Mais lorsque l’Assemblée générale des Nations unies adopte une résolution qui « exige que la Russie cesse immédiatement de recourir à la force contre l’Ukraine », le 2 mars 2022, les EAU, comme tous les pays du Golfe votent pour. Ils soutiennent de nouveau la résolution du 12 octobre qui demande à la Russie de revenir sur sa « tentative d’annexion illégale » de quatre régions ukrainiennes. Ces pays adressent aussi des aides financières et humanitaires à l’Ukraine.

En revanche, ils s’opposent, comme l’immense majorité des pays du Sud, aux sanctions économiques contre la Russie. De même, juste après le déclenchement du conflit, le prince héritier d’Arabie saoudite Mohamed Ben Salman a rappelé au président Macron son attachement à l’accord énergétique OPEP+ (l’OPEP et leurs dix alliés) avec la Russie. Pour Bertrand Besancenot, ancien ambassadeur de France puis émissaire gouvernemental dans plusieurs pays du Golfe, il « est clair c’est que l’Ukraine n’est pas un pays prioritaire pour les pays du CCEAG, même si l’Arabie y a investi dans des terres agricoles pour renforcer sa sécurité alimentaire ».

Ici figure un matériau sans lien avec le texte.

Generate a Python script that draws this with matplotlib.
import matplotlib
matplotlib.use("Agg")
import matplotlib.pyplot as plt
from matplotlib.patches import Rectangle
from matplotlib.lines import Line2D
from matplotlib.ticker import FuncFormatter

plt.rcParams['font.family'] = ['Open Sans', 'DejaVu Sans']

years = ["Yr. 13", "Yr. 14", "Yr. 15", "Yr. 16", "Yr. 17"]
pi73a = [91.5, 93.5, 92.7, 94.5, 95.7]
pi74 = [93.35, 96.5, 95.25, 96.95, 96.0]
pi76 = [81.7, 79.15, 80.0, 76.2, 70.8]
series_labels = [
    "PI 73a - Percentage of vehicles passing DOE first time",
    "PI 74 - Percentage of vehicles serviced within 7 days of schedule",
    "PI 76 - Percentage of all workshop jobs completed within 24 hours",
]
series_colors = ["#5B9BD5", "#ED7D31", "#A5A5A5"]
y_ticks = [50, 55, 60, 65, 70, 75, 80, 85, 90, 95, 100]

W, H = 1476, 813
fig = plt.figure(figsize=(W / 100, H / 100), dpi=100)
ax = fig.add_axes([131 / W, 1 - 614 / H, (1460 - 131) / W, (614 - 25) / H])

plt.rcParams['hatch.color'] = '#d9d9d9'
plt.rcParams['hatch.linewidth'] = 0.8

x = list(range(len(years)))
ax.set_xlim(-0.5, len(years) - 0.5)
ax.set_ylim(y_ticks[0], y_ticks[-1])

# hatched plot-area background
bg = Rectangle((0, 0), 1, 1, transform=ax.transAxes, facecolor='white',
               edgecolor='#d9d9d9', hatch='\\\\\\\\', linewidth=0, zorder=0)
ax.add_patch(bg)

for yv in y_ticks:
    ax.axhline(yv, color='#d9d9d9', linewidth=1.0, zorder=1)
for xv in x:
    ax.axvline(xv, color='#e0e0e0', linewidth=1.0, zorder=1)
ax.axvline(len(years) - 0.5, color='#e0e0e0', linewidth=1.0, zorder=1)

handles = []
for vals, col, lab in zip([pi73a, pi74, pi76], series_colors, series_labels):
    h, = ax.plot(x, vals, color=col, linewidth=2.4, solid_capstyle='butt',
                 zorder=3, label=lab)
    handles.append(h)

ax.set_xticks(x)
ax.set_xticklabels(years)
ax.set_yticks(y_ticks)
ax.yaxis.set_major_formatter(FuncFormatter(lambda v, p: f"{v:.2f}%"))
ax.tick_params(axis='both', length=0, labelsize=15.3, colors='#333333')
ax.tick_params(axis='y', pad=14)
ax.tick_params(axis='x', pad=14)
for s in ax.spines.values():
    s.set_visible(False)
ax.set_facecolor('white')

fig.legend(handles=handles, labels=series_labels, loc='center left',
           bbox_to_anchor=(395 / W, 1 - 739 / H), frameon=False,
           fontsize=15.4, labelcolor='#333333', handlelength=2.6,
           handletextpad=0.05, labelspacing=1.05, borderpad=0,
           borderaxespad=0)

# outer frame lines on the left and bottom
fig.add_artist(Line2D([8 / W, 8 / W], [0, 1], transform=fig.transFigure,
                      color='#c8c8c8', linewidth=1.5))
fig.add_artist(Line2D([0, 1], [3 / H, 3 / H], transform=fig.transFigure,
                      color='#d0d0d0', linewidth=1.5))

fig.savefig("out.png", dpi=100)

COMMENT S’EXPLIQUE CETTE POSITION

D’une part, « la Russie est perçue, depuis son engagement militaire en Syrie, comme un acteur incontournable au Moyen-Orient », note Bertrand Besancenot. « Elle est en outre un partenaire essentiel dans le secteur énergétique et cherche à développer sa coopération avec les pays du Golfe dans les secteurs de l’armement et du nucléaire ».

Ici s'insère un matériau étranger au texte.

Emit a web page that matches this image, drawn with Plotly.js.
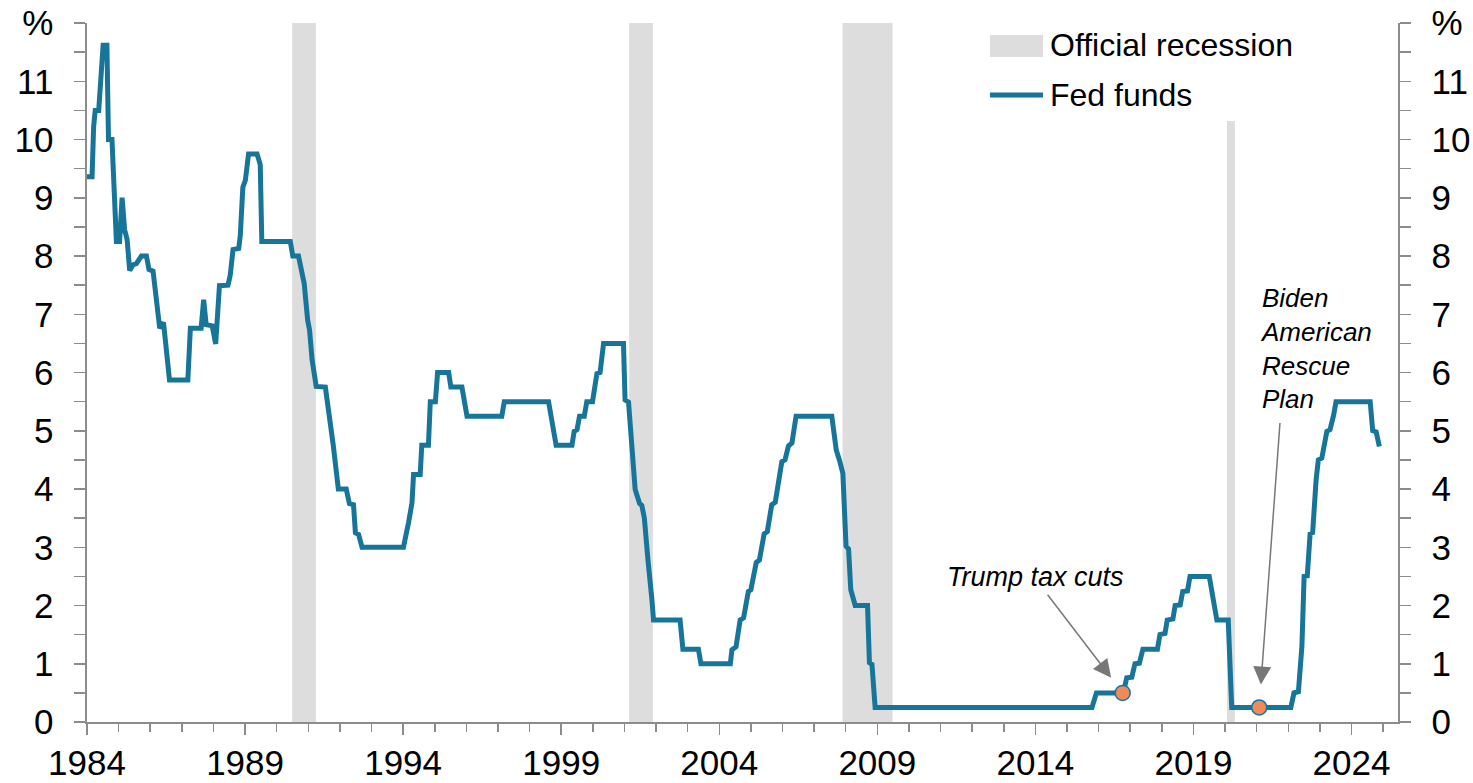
<!DOCTYPE html>
<html>
<head>
<meta charset="utf-8">
<script src="https://cdn.plot.ly/plotly-3.0.1.min.js"></script>
<style>
  html, body { margin: 0; padding: 0; background: #ffffff; }
  #chart { width: 1473px; height: 783px; }
</style>
</head>
<body>
<div id="chart"></div>
<script>
// Fed funds rate turning points: decimal year and rate (%)
const rateYears = [
  1984.00, 1984.16, 1984.21, 1984.26, 1984.37, 1984.51, 1984.63, 1984.68, 1984.79, 1984.93,
  1985.03, 1985.11, 1985.19, 1985.27, 1985.35, 1985.46, 1985.56, 1985.72, 1985.88, 1985.96,
  1986.09, 1986.30, 1986.42, 1986.61, 1987.19, 1987.27, 1987.61, 1987.69, 1987.77, 1987.96,
  1988.07, 1988.19, 1988.46, 1988.53, 1988.62, 1988.80, 1988.85, 1988.93, 1989.01, 1989.11,
  1989.38, 1989.48, 1989.53, 1990.43, 1990.51, 1990.69, 1990.87, 1990.98, 1991.04, 1991.12,
  1991.25, 1991.54, 1991.79, 1991.95, 1992.20, 1992.30, 1992.43, 1992.49, 1992.59, 1992.70,
  1994.01, 1994.17, 1994.28, 1994.33, 1994.54, 1994.59, 1994.80, 1994.86, 1995.02, 1995.09,
  1995.44, 1995.51, 1995.86, 1996.02, 1997.12, 1997.20, 1998.60, 1998.84, 1999.34, 1999.41,
  1999.50, 1999.58, 1999.73, 1999.81, 1999.99, 2000.13, 2000.23, 2000.34, 2000.97, 2001.02,
  2001.13, 2001.34, 2001.48, 2001.55, 2001.63, 2001.75, 2001.87, 2001.92, 2002.76, 2002.85,
  2003.34, 2003.42, 2004.35, 2004.40, 2004.53, 2004.66, 2004.77, 2004.92, 2005.00, 2005.17,
  2005.27, 2005.42, 2005.52, 2005.66, 2005.77, 2005.98, 2006.08, 2006.19, 2006.30, 2006.43,
  2007.56, 2007.70, 2007.80, 2007.91, 2008.01, 2008.09, 2008.16, 2008.30, 2008.69, 2008.75,
  2008.83, 2008.93, 2015.79, 2015.93, 2016.78, 2016.89, 2017.05, 2017.15, 2017.29, 2017.40,
  2017.86, 2017.94, 2018.10, 2018.17, 2018.35, 2018.42, 2018.58, 2018.66, 2018.81, 2018.89,
  2019.50, 2019.74, 2020.10, 2020.21, 2022.08, 2022.18, 2022.32, 2022.43, 2022.50, 2022.60,
  2022.69, 2022.77, 2022.88, 2022.95, 2023.06, 2023.22, 2023.32, 2023.43, 2023.51, 2024.59,
  2024.67, 2024.78, 2024.88
];
const rateValues = [
  9.36, 9.36, 10.22, 10.5, 10.5, 11.62, 11.62, 10.0, 10.0, 8.25,
  8.25, 9.0, 8.45, 8.28, 7.75, 7.85, 7.87, 8.0, 8.0, 7.77,
  7.74, 6.76, 6.86, 5.87, 5.87, 6.76, 6.76, 7.25, 6.82, 6.8,
  6.49, 7.49, 7.5, 7.67, 8.11, 8.13, 8.36, 9.18, 9.3, 9.75,
  9.75, 9.57, 8.25, 8.25, 8.0, 8.0, 7.53, 6.9, 6.73, 6.22,
  5.76, 5.75, 4.75, 4.0, 4.0, 3.75, 3.73, 3.25, 3.22, 3.0,
  3.0, 3.42, 3.76, 4.25, 4.25, 4.75, 4.75, 5.5, 5.5, 6.0,
  6.0, 5.75, 5.75, 5.25, 5.25, 5.5, 5.5, 4.75, 4.75, 4.99,
  5.02, 5.25, 5.25, 5.5, 5.5, 5.98, 6.0, 6.5, 6.5, 5.53,
  5.49, 3.99, 3.75, 3.72, 3.5, 2.75, 2.1, 1.75, 1.75, 1.25,
  1.25, 1.0, 1.0, 1.24, 1.29, 1.75, 1.79, 2.24, 2.27, 2.74,
  2.78, 3.23, 3.27, 3.73, 3.77, 4.47, 4.5, 4.74, 4.79, 5.25,
  5.25, 4.67, 4.5, 4.27, 3.02, 2.97, 2.27, 2.0, 2.0, 1.02,
  0.99, 0.25, 0.25, 0.5, 0.5, 0.76, 0.77, 1.0, 1.01, 1.25,
  1.25, 1.5, 1.52, 1.75, 1.77, 2.0, 2.01, 2.24, 2.25, 2.5,
  2.5, 1.75, 1.75, 0.25, 0.25, 0.5, 0.52, 1.3, 2.5, 2.51,
  3.23, 3.25, 4.16, 4.5, 4.53, 4.99, 5.02, 5.26, 5.5, 5.5,
  5.0, 4.98, 4.73
];

// Official (NBER) recessions, decimal years
const recessionStart = [1990.49, 2001.15, 2007.90, 2020.06];
const recessionEnd   = [1991.24, 2001.90, 2009.48, 2020.31];

// Policy events marked on the rate line
const eventLabels = ['Trump tax cuts', 'Biden<br>American<br>Rescue<br>Plan'];
const eventYears  = [2016.76, 2021.08];
const eventRates  = [0.5, 0.25];
// where each label and its arrow tail sit (decimal year, %)
const labelYears  = [2013.99, 2021.04];
const labelRates  = [2.49, 6.41];
const tailYears   = [2014.35, 2021.74];
const tailRates   = [2.21, 5.16];

// Axis ticks
const yearTicks = [1984, 1989, 1994, 1999, 2004, 2009, 2014, 2019, 2024];
const pctTicks  = [0, 1, 2, 3, 4, 5, 6, 7, 8, 9, 10, 11, 12];
const pctLabels = ['0', '1', '2', '3', '4', '5', '6', '7', '8', '9', '10', '11', '%'];

const seriesNames = ['Official recession', 'Fed funds'];

const TEAL = '#17759a';
const GREY_SHADE = '#dddddd';
const AXIS_GREY = '#8c8c8c';
const ARROW_GREY = '#777777';
const FONT = 'Liberation Sans, Arial, sans-serif';

const fedTrace = {
  type: 'scatter', mode: 'lines',
  x: rateYears, y: rateValues,
  xaxis: 'x', yaxis: 'y',
  line: { color: TEAL, width: 5, shape: 'linear', simplify: false },
  name: seriesNames[1], showlegend: false, hoverinfo: 'x+y'
};

const eventTrace = {
  type: 'scatter', mode: 'markers',
  x: eventYears, y: eventRates,
  xaxis: 'x', yaxis: 'y2',
  marker: { size: 15, color: '#f08a5d', line: { color: TEAL, width: 1.5 } },
  showlegend: false, hoverinfo: 'x+y'
};

// recession shading
const shapes = recessionStart.map((s, i) => ({
  type: 'rect', layer: 'below',
  xref: 'x', yref: 'paper',
  x0: s, x1: recessionEnd[i], y0: 0, y1: 1,
  fillcolor: GREY_SHADE, line: { width: 0 }
}));

// legend block (white panel over the plot, swatches)
const legendBox = { x0: 0.6774, x1: 0.9291, y0: 0.8598, y1: 1.0 };
shapes.push({
  type: 'rect', layer: 'below', xref: 'paper', yref: 'paper',
  x0: legendBox.x0, x1: legendBox.x1, y0: legendBox.y0, y1: legendBox.y1,
  fillcolor: '#ffffff', line: { width: 0 }
});
shapes.push({
  type: 'rect', layer: 'above', xref: 'paper', yref: 'paper',
  x0: 0.6888, x1: 0.7292, y0: 0.9514, y1: 0.9828,
  fillcolor: GREY_SHADE, line: { width: 0 }
});
shapes.push({
  type: 'line', layer: 'above', xref: 'paper', yref: 'paper',
  x0: 0.6888, x1: 0.7292, y0: 0.8970, y1: 0.8970,
  line: { color: TEAL, width: 5 }
});

const annotations = [
  {
    xref: 'paper', yref: 'paper', x: 0.7330, y: 0.9685,
    xanchor: 'left', yanchor: 'middle', showarrow: false,
    text: seriesNames[0], font: { family: FONT, size: 32, color: '#000000' }
  },
  {
    xref: 'paper', yref: 'paper', x: 0.7330, y: 0.8970,
    xanchor: 'left', yanchor: 'middle', showarrow: false,
    text: seriesNames[1], font: { family: FONT, size: 32, color: '#000000' }
  }
];

eventLabels.forEach((label, i) => {
  annotations.push({
    xref: 'x', yref: 'y', x: labelYears[i], y: labelRates[i],
    xanchor: i === 0 ? 'center' : 'left', yanchor: 'middle', align: i === 0 ? 'center' : 'left',
    showarrow: false, text: '<i>' + label + '</i>',
    font: { family: FONT, size: i === 0 ? 27 : 26, color: '#000000' }
  });
  annotations.push({
    xref: 'x', yref: 'y', x: eventYears[i], y: eventRates[i],
    axref: 'x', ayref: 'y', ax: tailYears[i], ay: tailRates[i],
    text: '', showarrow: true,
    arrowhead: 2, arrowsize: 2.4, arrowwidth: 1.5, arrowcolor: ARROW_GREY,
    standoff: i === 0 ? 19 : 23
  });
});

const tickFont = { family: FONT, size: 35, color: '#000000' };

const yCommon = {
  range: [0, 12], fixedrange: true,
  tickmode: 'array', tickvals: pctTicks, ticktext: pctLabels,
  ticks: 'outside', ticklen: 11, tickwidth: 1.5, tickcolor: AXIS_GREY,
  minor: { tickmode: 'linear', tick0: 0, dtick: 0.5, ticks: 'outside', ticklen: 11, tickwidth: 1.5, tickcolor: AXIS_GREY, showgrid: false },
  showline: true, linecolor: AXIS_GREY, linewidth: 1.6,
  showgrid: false, zeroline: false,
  tickfont: tickFont, ticklabelstandoff: 14
};

const layout = {
  width: 1473, height: 783,
  margin: { l: 87, r: 75, t: 23, b: 61, pad: 0 },
  paper_bgcolor: '#ffffff', plot_bgcolor: 'rgba(0,0,0,0)',
  showlegend: false,
  xaxis: {
    range: [1984, 2025.47], fixedrange: true,
    tickmode: 'array', tickvals: yearTicks,
    ticks: 'outside', ticklen: 11, tickwidth: 1.5, tickcolor: AXIS_GREY,
    minor: { tickmode: 'linear', tick0: 1984, dtick: 1, ticks: 'outside', ticklen: 8, tickwidth: 1.5, tickcolor: AXIS_GREY, showgrid: false },
    showline: true, linecolor: AXIS_GREY, linewidth: 1.6,
    showgrid: false, zeroline: false,
    tickfont: tickFont, ticklabelstandoff: -2
  },
  yaxis: Object.assign({}, yCommon, { side: 'left' }),
  yaxis2: Object.assign({}, yCommon, { side: 'right', overlaying: 'y', anchor: 'x' }),
  shapes: shapes,
  annotations: annotations
};

Plotly.newPlot('chart', [fedTrace, eventTrace], layout, { displayModeBar: false, staticPlot: true });
</script>
</body>
</html>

D’autre part, les pays du Golfe n’ont plus confiance en la fiabilité des États-Unis comme garant de la sécurité régionale. « En février 2022, les relations étaient au plus mal entre l’Arabie Saoudite et les États-Unis, mais aussi avec les Émirats arabes unis », rappelle Fatiha Dazi-Héni : depuis qu’en 2019, le président Trump avait choisi de ne pas réagir à des frappes de drones et missiles aux EAU et en Arabie, frappes revendiquées par les rebelles yéménites houthis, mais certainement liées à l’Iran. Les monarchies du Golfe en sortent échaudées. « Le fait qu’un partenaire aussi historique ne les soutienne pas les amène à penser qu’ils ne peuvent pas compter sur eux, ils se sentent extrêmement vulnérables, et cherchent d’autres alliés », analyse la chercheuse. Ce qui profite à la Russie, mais aussi à la Chine.

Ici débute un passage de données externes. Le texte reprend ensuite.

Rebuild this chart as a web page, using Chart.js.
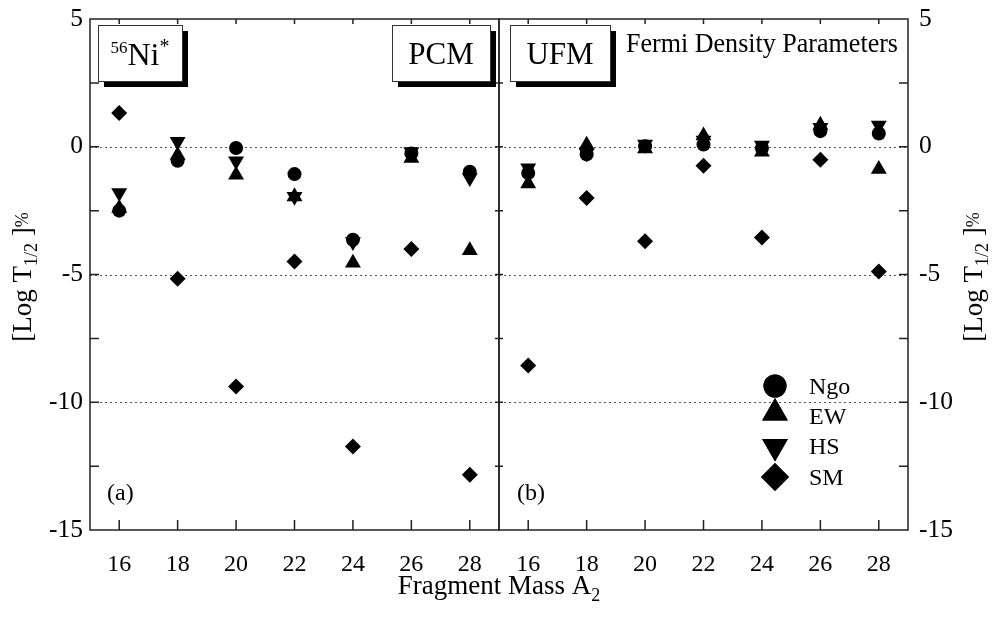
<!DOCTYPE html>
<html><head><meta charset="utf-8">
<script src="https://cdn.jsdelivr.net/npm/chart.js@4/dist/chart.umd.min.js"></script>
<style>
html,body{margin:0;padding:0;background:#fff;}
#wrap{position:relative;width:999px;height:618px;background:#fff;}
canvas{position:absolute;left:0;top:0;}
</style></head><body>
<div id="wrap"><canvas id="c1" width="999" height="618"></canvas><canvas id="c2" width="999" height="618"></canvas></div>
<script>
// ---- data ----
const fragmentMass = [16, 18, 20, 22, 24, 26, 28];
const yTicks = [-15, -10, -5, 0, 5];
const seriesNames = ['Ngo', 'EW', 'HS', 'SM'];
// (a) PCM
const pcmNgo = [-2.5, -0.55, -0.05, -1.07, -3.64, -0.26, -0.98];
const pcmEW  = [-2.4, -0.33, -1.1, -1.95, -4.55, -0.45, -4.06];
const pcmHS  = [-1.8, 0.2, -0.56, -1.95, -3.72, -0.2, -1.22];
const pcmSM  = [1.32, -5.17, -9.38, -4.49, -11.73, -4.0, -12.84];
// (b) UFM
const ufmNgo = [-1.03, -0.3, 0.02, 0.09, -0.05, 0.61, 0.52];
const ufmEW  = [-1.44, 0.07, -0.07, 0.43, -0.2, 0.85, -0.88];
const ufmHS  = [-0.84, -0.25, 0.09, 0.25, 0.05, 0.75, 0.84];
const ufmSM  = [-8.56, -2.01, -3.7, -0.74, -3.55, -0.51, -4.88];

const SERIF = '"Liberation Serif", "DejaVu Serif", serif';
const styles = [
  {pointStyle: 'circle', pointRadius: 7, pointRotation: 0},
  {pointStyle: 'triangle', pointRadius: 9.2, pointRotation: 0},
  {pointStyle: 'triangle', pointRadius: 9.2, pointRotation: 180},
  {pointStyle: 'rectRot', pointRadius: 8, pointRotation: 0}
];
const legendSize = [11.5, 14.9, 14.9, 14];

function mkDatasets(arrs) {
  return arrs.map((vals, i) => Object.assign({
    label: seriesNames[i],
    data: fragmentMass.map((x, j) => ({x: x, y: vals[j]})),
    pointBackgroundColor: '#000', pointBorderColor: '#000', pointBorderWidth: 0,
    showLine: false
  }, styles[i]));
}

function rich(ctx, segs, x, y, align) {
  let total = 0;
  segs.forEach(s => { ctx.font = s.size + 'px ' + SERIF; s.w = ctx.measureText(s.t).width; total += s.w; });
  let cx = align === 'center' ? x - total / 2 : x;
  ctx.textAlign = 'left'; ctx.textBaseline = 'alphabetic';
  segs.forEach(s => { ctx.font = s.size + 'px ' + SERIF; ctx.fillText(s.t, cx, y + (s.dy || 0)); cx += s.w; });
}
function shadowBox(ctx, x0, y0, x1, y1) {
  ctx.fillStyle = '#000';
  ctx.fillRect(x0 + 6, y0 + 6, x1 - x0, y1 - y0);
  ctx.fillStyle = '#fff';
  ctx.fillRect(x0, y0, x1 - x0, y1 - y0);
  ctx.strokeStyle = '#333'; ctx.lineWidth = 1;
  ctx.strokeRect(x0 + 0.5, y0 + 0.5, x1 - x0, y1 - y0);
}
function yTitle(ctx, cx, cy) {
  ctx.save();
  ctx.translate(cx, cy); ctx.rotate(-Math.PI / 2);
  ctx.fillStyle = '#000';
  rich(ctx, [{t: '[Log T', size: 27}, {t: '1/2', size: 18, dy: 6}, {t: ' ]', size: 27}, {t: '%', size: 18, dy: -3}], 0, 9, 'center');
  ctx.restore();
}

const framePlugin = {
  id: 'frame',
  beforeDatasetsDraw(chart, args, opts) {
    const ctx = chart.ctx, a = chart.chartArea, ys = chart.scales.y;
    ctx.save();
    ctx.strokeStyle = '#555'; ctx.lineWidth = 1; ctx.setLineDash([2, 3]);
    [0, -5, -10].forEach(v => {
      const py = Math.round(ys.getPixelForValue(v)) + 0.5;
      ctx.beginPath(); ctx.moveTo(a.left, py); ctx.lineTo(a.right, py); ctx.stroke();
    });
    ctx.restore();
  },
  afterDraw(chart, args, opts) {
    const ctx = chart.ctx, a = chart.chartArea, ys = chart.scales.y, xs = chart.scales.x;
    ctx.save();
    ctx.strokeStyle = '#222'; ctx.lineWidth = 1.5; ctx.setLineDash([]);
    ctx.beginPath();
    for (let v = -12.5; v <= 2.5; v += 2.5) {
      const py = ys.getPixelForValue(v);
      if (opts.side === 'left') { ctx.moveTo(a.left, py); ctx.lineTo(a.left + 9, py); ctx.moveTo(a.right, py); ctx.lineTo(a.right - 4, py); }
      else { ctx.moveTo(a.right, py); ctx.lineTo(a.right - 9, py); ctx.moveTo(a.left, py); ctx.lineTo(a.left + 4, py); }
    }
    fragmentMass.forEach(v => {
      const px = xs.getPixelForValue(v);
      ctx.moveTo(px, a.bottom); ctx.lineTo(px, a.bottom - 10);
      ctx.moveTo(px, a.top); ctx.lineTo(px, a.top + 5);
    });
    ctx.stroke();
    ctx.strokeRect(a.left, a.top, a.right - a.left, a.bottom - a.top);
    ctx.restore();
    opts.extra(ctx, chart);
  }
};

function mkChart(id, arrs, side, extra) {
  return new Chart(document.getElementById(id), {
    type: 'scatter',
    data: {datasets: mkDatasets(arrs)},
    plugins: [framePlugin],
    options: {
      responsive: false, animation: false, devicePixelRatio: 1,
      layout: {padding: side === 'left' ? {left: 0, right: 500, top: 19, bottom: 0} : {left: 499, right: 0, top: 19, bottom: 0}},
      plugins: {legend: {display: false}, tooltip: {enabled: false}, frame: {side: side, extra: extra}},
      scales: {
        x: {
          type: 'linear', min: 15, max: 29, position: 'bottom',
          grid: {display: false, drawTicks: false}, border: {display: false},
          afterBuildTicks(s) { s.ticks = fragmentMass.map(v => ({value: v})); },
          afterFit(s) { s.height = 88; },
          ticks: {padding: 20, color: '#000', font: {family: SERIF, size: 24}, callback: v => String(v)}
        },
        y: {
          type: 'linear', min: -15, max: 5, position: side,
          grid: {display: false, drawTicks: false}, border: {display: false},
          afterBuildTicks(s) { s.ticks = yTicks.map(v => ({value: v})); },
          afterFit(s) { s.width = side === 'left' ? 90 : 91; },
          ticks: {padding: side === 'left' ? 7 : 11, color: '#000', font: {family: SERIF, size: 25.5, lineHeight: 0.5}, callback: v => String(v)}
        }
      }
    }
  });
}

mkChart('c1', [pcmNgo, pcmEW, pcmHS, pcmSM], 'left', (ctx, chart) => {
  ctx.save();
  yTitle(ctx, 22, 277);
  ctx.fillStyle = '#000';
  rich(ctx, [{t: 'Fragment Mass A', size: 27}, {t: '2', size: 18, dy: 7}], 499, 594, 'center');
  shadowBox(ctx, 98, 25, 182, 81);
  ctx.fillStyle = '#000';
  rich(ctx, [{t: '56', size: 17, dy: -12}, {t: 'Ni', size: 32}, {t: '*', size: 20, dy: -12}], 140, 65, 'center');
  shadowBox(ctx, 392, 25, 490, 81);
  ctx.fillStyle = '#000';
  ctx.font = '31px ' + SERIF; ctx.textAlign = 'center'; ctx.textBaseline = 'alphabetic';
  ctx.fillText('PCM', 441, 64);
  ctx.font = '24px ' + SERIF; ctx.textAlign = 'left';
  ctx.fillText('(a)', 107, 500);
  ctx.restore();
});

mkChart('c2', [ufmNgo, ufmEW, ufmHS, ufmSM], 'right', (ctx, chart) => {
  ctx.save();
  yTitle(ctx, 973, 277);
  shadowBox(ctx, 510, 25, 610, 81);
  ctx.fillStyle = '#000';
  ctx.font = '31px ' + SERIF; ctx.textAlign = 'center'; ctx.textBaseline = 'alphabetic';
  ctx.fillText('UFM', 560, 64);
  ctx.font = '27px ' + SERIF; ctx.textAlign = 'left';
  ctx.fillText('Fermi Density Parameters', 626, 52, 272);
  ctx.font = '24px ' + SERIF;
  ctx.fillText('(b)', 517, 500);
  const ly = [386, 413, 446.5, 477], tb = [394, 424, 454, 485];
  chart.data.datasets.forEach((ds, i) => {
    ctx.fillStyle = '#000'; ctx.strokeStyle = '#000'; ctx.lineWidth = 0;
    Chart.helpers.drawPoint(ctx, {pointStyle: ds.pointStyle, rotation: ds.pointRotation, radius: legendSize[i], borderWidth: 0}, 775, ly[i]);
    ctx.fill();
    ctx.fillStyle = '#000'; ctx.font = '24px ' + SERIF; ctx.textAlign = 'left';
    ctx.fillText(ds.label, 809, tb[i]);
  });
  ctx.restore();
});
</script></body></html>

L’IMPACT DE LA COOPÉRATION MILITAIRE RUSSO-IRANIENNE

Les pays du Golfe sont inquiets de cette coopération, qui change la donne pour les pays du Golfe, mais aussi pour Israël. La livraison de drones iraniens à la Russie contribue à des dommages sur les infrastructures en Ukraine. « Si le partenariat militaire russo-iranien était amené à durer et à se renforcer, cela pourrait effectivement avoir un fort impact sur les pays du Golfe », estime Fatiha Dazi-Héni. La communauté internationale craint que la Russie livre des armes sensibles aux Iraniens et qu’ils puissent s’en servir sur les théâtres en conflit avec les pays du Golfe et l’Israël. Jusqu’à présent, Poutine, dont les relations avec le Premier ministre Netanyahou sont proches, n’a pas franchi ce pas.

CE CONFLIT RENFORCE-T-IL LA PLACE DES PAYS DU GOLFE DANS LE MONDE ?

Avant le conflit, la Russie était un fournisseur majeur d’hydrocarbures pour les pays européens ; depuis les sanctions économiques qu’ils ont progressivement mises en place en réaction à la guerre, mécaniquement, leur demande s’est reportée vers le Golfe.

En 2022, les livraisons de brut des pays du Golfe ont augmenté de 12,7 % sur un an, contre 8,5 % en moyenne mondiale. Ils ont donc engrangé les profits venus du pétrole, qui compte pour 70 % dans leurs finances publiques, et jusqu’à 90 % pour l’Arabie saoudite, selon le FMI. Côté gaz naturel liquéfié (GNL), c’est le Qatar, premier exportateur mondial, qui voit ses positions renforcées et multiplie les contrats, notamment en Europe.

Au final, « avant la guerre, entre 70 et 80 % de la production du Golfe était vendue aux marchés asiatiques, et la majorité de la production d’or noir russe était destinée à l’Europe. Avec les sanctions, c’est le contraire qui se passe », constate Li-Chen Sim, chercheuse à l’Institut du Moyen-Orient aux États-Unis. Et même si le cours du baril de brut est aujourd’hui revenu à son niveau d’avant-guerre, cette manne financière et ces nouveaux marchés plus lucratifs (les Européens, plus riches, sont prêts à payer plus cher pour s’approvisionner), favorisent les investissements des pays du Golfe dans leur stratégie de diversification économique.